Today customers expect more from every business interaction. For many, this ‘interaction’ starts and ends with their contact centre experience. They expect a personalised and unique service each and every time through every channel.

It is no longer acceptable to offer a phone or email process that requires the customer to repeatedly enter the same information, navigate many layers of menus or resolve a case in days and weeks vs minutes and seconds. Your customers want an effective interaction that predicts their needs and resolves their issues via their preferred communication channels. For example, your customers are mobile, web savvy and socially connected. They want to work with companies that optimise these channels and deliver superior levels of service through them.

Many companies also realise that by optimising and even broadening these channels, they can further differentiate their customer service experience. A recent example of this is Amazon’s Mayday functionality in the new Kindle Fire devices. Mayday promises immediate help from a real person, a person who already has a very good idea of what you want before they even talk to you. The best part is this service is delivered with a full video experience and high quality communication, so questions that require a visual explanation, now take seconds to resolve.

So how can other contact centres emulate what Amazon has done? Thankfully technologies to support and toggle between various communication channels are becoming increasingly available. The greatest contributor for this is the expansion of WebRTC.

WebRTC allows chat, voice and video communications to be done directly in the web browser or on a smartphone. This innovation integrated into the cloud contact centre experience enables; rapid deployments, intelligent routing based on CRM data and the ability to support any communication channel(s) your customers desire.

So what might a contact centre of the near future look like?

Imagine a customer browsing a website, on a tablet, laptop or phone. In addition to the commonplace web chat option, there are also options for voice or video chat. These additional communication channels can either be initiated by the customer, or offered up proactively when the website predicts the customer is having issues. Then as the customer initiates a conversation, they are automatically directed to an agent who already can see the previous interactions the customer had with the company and the web journey that brought them to the agent that day. The customer no longer needs to experience a series of automated questions or re-entry of data! The conversation is rich in information, with the agent talking to the customer over video, providing the customer with the relevant information (possibly combining textual and graphical information), or a ‘how-to’ video, combined with a follow up via email.
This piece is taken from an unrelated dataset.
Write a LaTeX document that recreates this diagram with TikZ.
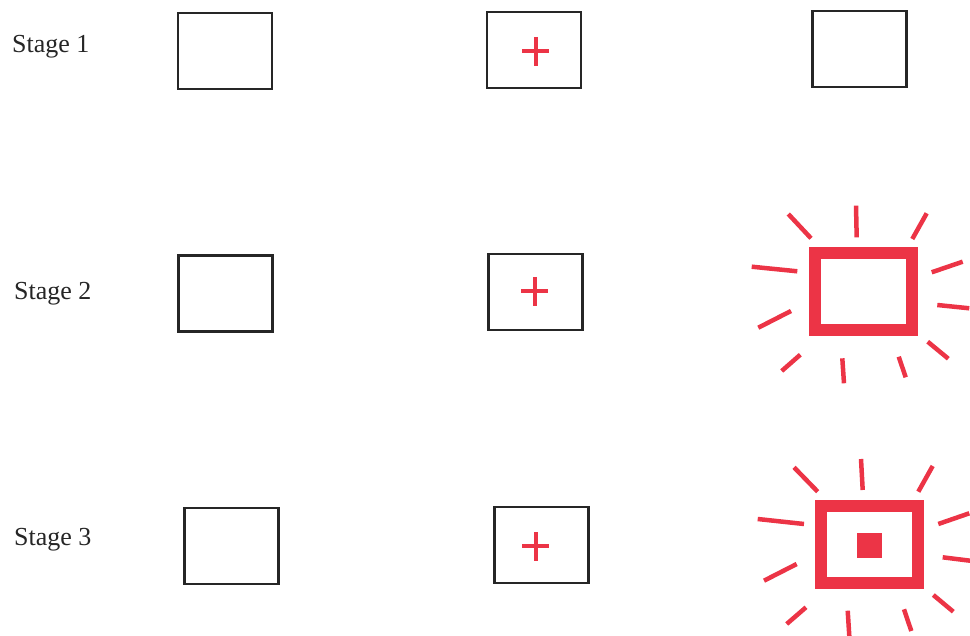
\documentclass[tikz,border=0pt]{standalone}
\usepackage{fontspec}
\setmainfont{Liberation Serif}
\definecolor{hotred}{RGB}{236,52,70}
\begin{document}
\begin{tikzpicture}[x=1pt,y=-1pt,
  plainbox/.style={draw=black!85,line width=2.2pt,minimum width=94pt,minimum height=76pt,inner sep=0pt},
  plussign/.style={draw=hotred,line width=4pt},
  ray/.style={draw=hotred,line width=4.5pt},
  glowbox/.style={draw=hotred,line width=12pt},
  stagelabel/.style={anchor=base west,font=\fontsize{26}{30}\selectfont,inner sep=0pt,text=black!85}]
\useasboundingbox (0,0) rectangle (970,636);
% labels
\node[stagelabel] (l1) at (12,53) {Stage 1};
\node[stagelabel] (l2) at (14,300) {Stage 2};
\node[stagelabel] (l3) at (14,545) {Stage 3};
% plain boxes
\node[plainbox] (a1) at (225,51) {};
\node[plainbox] (b1) at (534,50) {};
\node[plainbox] (c1) at (859.5,49) {};
\node[plainbox] (a2) at (225.5,293.5) {};
\node[plainbox] (b2) at (535.5,292) {};
\node[plainbox] (a3) at (231.5,546) {};
\node[plainbox] (b3) at (541.5,545) {};
% plus signs
\draw[plussign] (522,51) -- (549,51) (535.5,37) -- (535.5,66);
\draw[plussign] (521,291) -- (548,291) (534.5,277) -- (534.5,306);
\draw[plussign] (522,546) -- (549,546) (535.5,532) -- (535.5,561);
% stage 2 glowing box
\draw[glowbox] (815,253) rectangle (911.7,330);
\draw[ray] (788.3,214) -- (811,238.3);
\draw[ray] (856,205.7) -- (856.7,237.3);
\draw[ray] (926.7,213.3) -- (912.3,239);
\draw[ray] (751.7,266.7) -- (797.3,271.3);
\draw[ray] (931.7,272.3) -- (962.7,261.7);
\draw[ray] (758.3,327.7) -- (791,311);
\draw[ray] (937.3,305) -- (969.3,308.3);
\draw[ray] (781.7,371) -- (800.3,354.7);
\draw[ray] (842.3,358.3) -- (844,383.3);
\draw[ray] (898.7,356.7) -- (905.7,377.3);
\draw[ray] (927.7,341.7) -- (948.3,358.7);
% stage 3 glowing box
\draw[glowbox] (821,505.5) rectangle (917.5,582.5);
\fill[hotred] (857,533) rectangle (882,558);
\draw[ray] (794,467.3) -- (817.7,491.7);
\draw[ray] (861,459) -- (862.7,490);
\draw[ray] (932.7,466) -- (918.3,491.7);
\draw[ray] (757.7,519) -- (804,524);
\draw[ray] (938.3,524) -- (969.3,513.3);
\draw[ray] (764,580.7) -- (796.7,564);
\draw[ray] (942.7,557.3) -- (970,560.7);
\draw[ray] (786.7,624) -- (806,607.3);
\draw[ray] (847.7,610.7) -- (849.3,636);
\draw[ray] (904,609.3) -- (911.3,631);
\draw[ray] (933.3,595) -- (953.3,611.7);
\end{tikzpicture}
\end{document}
Not only is the customer experience improved but so is the agent experience. Now agents are more effectively armed with real-time customer insights and with the right tools to resolve issues quickly.
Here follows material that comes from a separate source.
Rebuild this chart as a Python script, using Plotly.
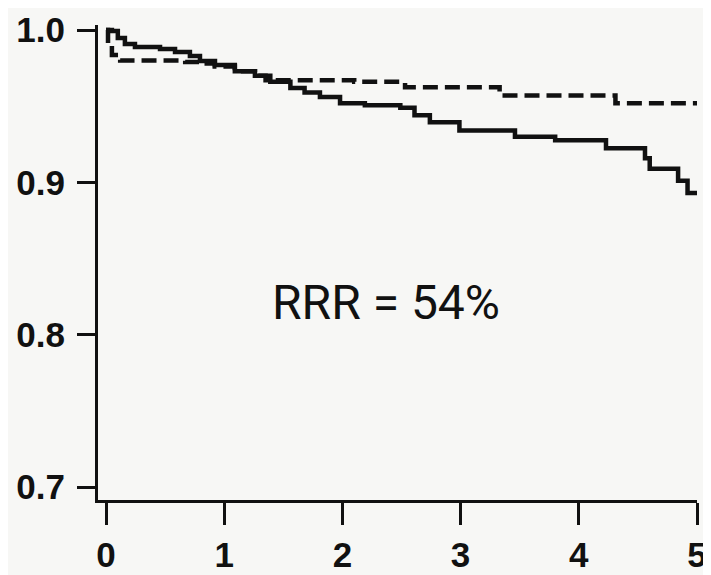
import plotly.graph_objects as go

# Solid curve (step function) – years vs. event-free proportion
solid_years = [0.0, 0.05, 0.10, 0.16, 0.245, 0.457, 0.584, 0.71, 0.795, 0.922, 1.09, 1.26,
               1.39, 1.56, 1.68, 1.81, 1.98, 2.19, 2.49, 2.61, 2.74, 2.99, 3.46, 3.80,
               4.23, 4.56, 4.60, 4.84, 4.92, 5.0]
solid_surv = [1.000, 0.9993, 0.9947, 0.9908, 0.9888, 0.9875, 0.9855, 0.983, 0.9796, 0.977,
              0.973, 0.970, 0.966, 0.962, 0.959, 0.956, 0.952, 0.9507, 0.949, 0.944, 0.9395,
              0.934, 0.930, 0.9276, 0.9224, 0.9158, 0.909, 0.901, 0.893, 0.893]

# Dashed curve (step function)
dashed_years = [0.0, 0.017, 0.05, 0.12, 0.67, 0.795, 0.92, 1.09, 1.26, 1.35, 2.10, 2.53,
                3.33, 4.31, 5.0]
dashed_surv = [1.000, 0.990, 0.9836, 0.980, 0.979, 0.978, 0.976, 0.973, 0.970, 0.967,
               0.966, 0.9625, 0.957, 0.952, 0.952]

x_ticks = [0, 1, 2, 3, 4, 5]
y_ticks = [0.7, 0.8, 0.9, 1.0]
y_tick_labels = ["0.7", "0.8", "0.9", "1.0"]
annotation_text = "RRR = 54%"

fig = go.Figure()
fig.add_trace(go.Scatter(x=dashed_years, y=dashed_surv, mode="lines",
                         line=dict(color="#111111", width=4.5, dash="15px,7px", shape="hv"),
                         showlegend=False, hoverinfo="skip"))
fig.add_trace(go.Scatter(x=solid_years, y=solid_surv, mode="lines",
                         line=dict(color="#111111", width=4.5, shape="hv"),
                         showlegend=False, hoverinfo="skip"))

fig.add_annotation(x=2.373, y=0.821, text=annotation_text, showarrow=False,
                   xanchor="center", yanchor="middle",
                   font=dict(family="Roboto, Liberation Sans, Arial",
                             size=48, color="#111111"))

tick_font = dict(family="Liberation Sans, Arial, sans-serif", size=35, color="#111111",
                 weight="bold")

fig.update_layout(
    width=703, height=567,
    margin=dict(l=90, r=14, t=17, b=75),
    paper_bgcolor="#f7f7f5",
    plot_bgcolor="#f7f7f5",
    xaxis=dict(range=[-0.0677, 5.0], tickvals=x_ticks, ticktext=[str(v) for v in x_ticks],
               showgrid=False, zeroline=False, showline=True, linecolor="#111111", linewidth=3,
               ticks="outside", ticklen=22, tickwidth=3, tickcolor="#111111",
               tickfont=tick_font, ticklabelstandoff=0, automargin=False,
               ticklabeloverflow="allow"),
    yaxis=dict(range=[0.6915, 1.0033], tickvals=y_ticks, ticktext=y_tick_labels,
               showgrid=False, zeroline=False, showline=True, linecolor="#111111", linewidth=3,
               ticks="outside", ticklen=18, tickwidth=3, tickcolor="#111111",
               tickfont=tick_font, ticklabelstandoff=5, automargin=False,
               ticklabeloverflow="allow"),
)

fig.write_html("out.html")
How soon could this become a reality?

Many cloud contact centre solutions already provide the complex routing and strong integration with CRM systems to drive multi-channel communications. The added strength is when WebRTC can reliably become part of this ecosystem. Currently, WebRTC is already available on over 65% of desktop browsers. It is supported for desktop and mobile Chrome browsers and standardisation is nearly complete for Firefox. At the same time, Microsoft has a competing standard, CU-RTC-Web and Apple has its proprietary Facetime. It will take some time before we see a completely standardised approach.

Overall, WebRTC is very important to the innovation of contact centres for two reasons. 1) It brings ubiquitous voice and video into the browser, without the need for any plugins; 2) maybe more importantly, it provides a strong peer-to-peer data communication protocol. This combination of voice, video and data are what is needed to provide rich communications and rich routing to the contact centre. The combination of WebRTC with robust cloud technology offerings will be the beginning of fast, low friction, satisfying communications into the contact centre. It is time to give our customers what they want, when and how they want it!